Gerard shut his eyes and pressed his palms over them, with enough pressure to spark a burst of a glistening spectrum of fireworks behind his eyelids. His mind spiralled into the depths of the vivid and intangible sky in his eyes, and after a few blissfully safe moments, he braced himself to return to the surface, and drown in the sea of the teacher's eyes and the sanatorium's dazing aqua walls.
"Sleepy?"
Gerard choked on his breath a little. Mr Iero's voice had been like the brush of a snapped thorn gracing over his shoulder; momentarily shocking, but harmless. Gerard shivered. Hopefully harmless.
"You think you're alright to go back to class?" the teacher asked him.
"No," Gerard said with unquestionable certainty. "But if I don't then mom will get upset. What time is it?"
Mr Iero glanced down at his watch. "About half past one."
"Yes, but what time is it specifically?"
The man squinted at the tiny numbers on his watch. "Twenty eight minutes past one?" he responded apprehensively.

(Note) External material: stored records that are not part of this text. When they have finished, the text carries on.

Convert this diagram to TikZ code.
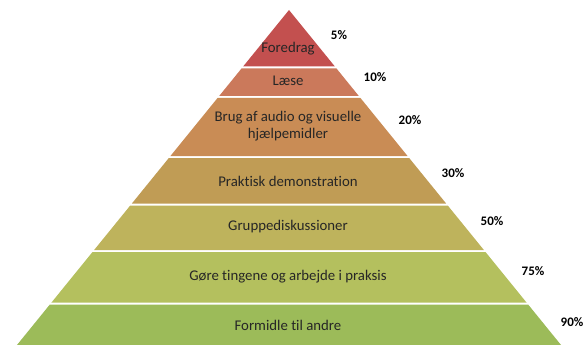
\documentclass[tikz,border=0pt]{standalone}
\usepackage{fontspec}
\setmainfont{Carlito}[Ligatures=NoCommon]
\definecolor{b1}{HTML}{C3504F}
\definecolor{b2}{HTML}{CB795B}
\definecolor{b3}{HTML}{C98C55}
\definecolor{b4}{HTML}{C09C55}
\definecolor{b5}{HTML}{BEB35C}
\definecolor{b6}{HTML}{B4C05E}
\definecolor{b7}{HTML}{9CBB59}
\definecolor{txt}{HTML}{262626}
\newcommand\pyrband[3]{%
  \fill[#3] ({289-0.812*(#1-10)},#1) -- ({289+0.812*(#1-10)},#1) -- ({289+0.812*(#2-10)},#2) -- ({289-0.812*(#2-10)},#2) -- cycle;}
\begin{document}
\begin{tikzpicture}[x=1pt,y=-1pt,
  lbl/.style={text=txt,font=\fontsize{14.8}{17}\selectfont,align=center,inner sep=0pt},
  pct/.style={text=black,font=\fontsize{13}{14}\bfseries\selectfont,inner sep=0pt}]
\useasboundingbox (0,0) rectangle (587,345);
\clip (0,0) rectangle (587,345);
\pyrband{10}{66.5}{b1}
\pyrband{68.5}{96}{b2}
\pyrband{98}{156}{b3}
\pyrband{158}{203.5}{b4}
\pyrband{205.5}{250}{b5}
\pyrband{252}{302.5}{b6}
\pyrband{304.5}{350}{b7}
\node[lbl] (l1) at (288,49) {Foredrag};
\node[lbl] (l2) at (288,81) {Læse};
\node[lbl] (l3) at (288,126) {Brug af audio og visuelle\\hjælpemidler};
\node[lbl] (l4) at (288,181) {Praktisk demonstration};
\node[lbl] (l5) at (288,227) {Gruppediskussioner};
\node[lbl] (l6) at (288,277) {Gøre tingene og arbejde i praksis};
\node[lbl] (l7) at (288,325) {Formidle til andre};
\node[pct] (p1) at (339,35) {5\%};
\node[pct] (p2) at (375,77) {10\%};
\node[pct] (p3) at (410,120) {20\%};
\node[pct] (p4) at (453,173) {30\%};
\node[pct] (p5) at (492,221) {50\%};
\node[pct] (p6) at (533,271) {75\%};
\node[pct] (p7) at (572,322) {90\%};
\end{tikzpicture}
\end{document}
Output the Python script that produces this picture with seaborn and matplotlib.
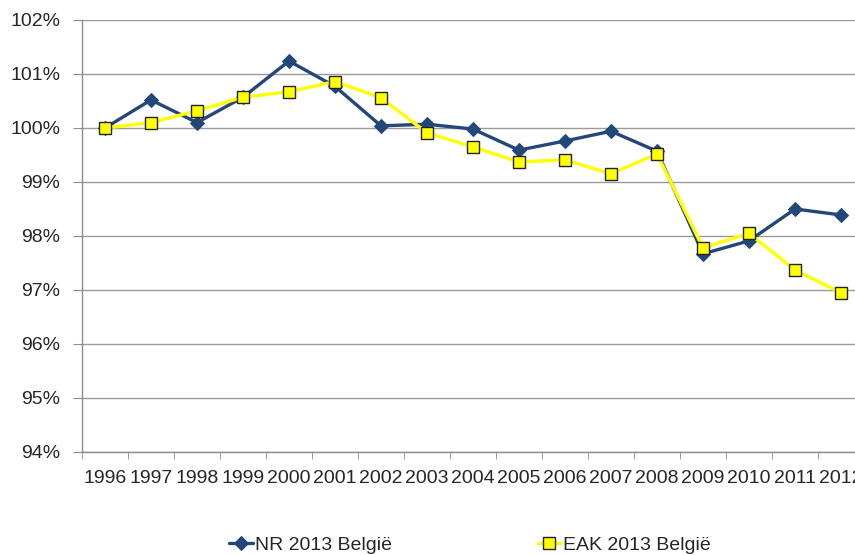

"Yes, but-" Gerard said more insistently- "Specifically."
"Um." Mr Iero blinked and scrutinised the smallest hand on his watch. "Twenty eight minutes and forty nine seconds past one."
The stiffness in Gerard's shoulders disappeared and an easy smile found its way to his face. "Thank you." He swiftly pulled himself up off the bed and turned to leave, but Mr Iero stopped him.
"Don't you want your jacket?" the man asked.
Gerard shook his head. "No, you've got the stars tonight. They're in your eyes. It'll get pretty cold in there when night comes," he said, gesturing at his head as if he was suggesting that the temperature was going to drop in Mr Iero's mind.
The man's blank face didn't faze Gerard. He knew that this one had the night sky inside him, but that he would only realise it himself once he looked in his mind at night, delved into his own icy black world and really looked.
"Trust me," Gerard said. "You'll need it."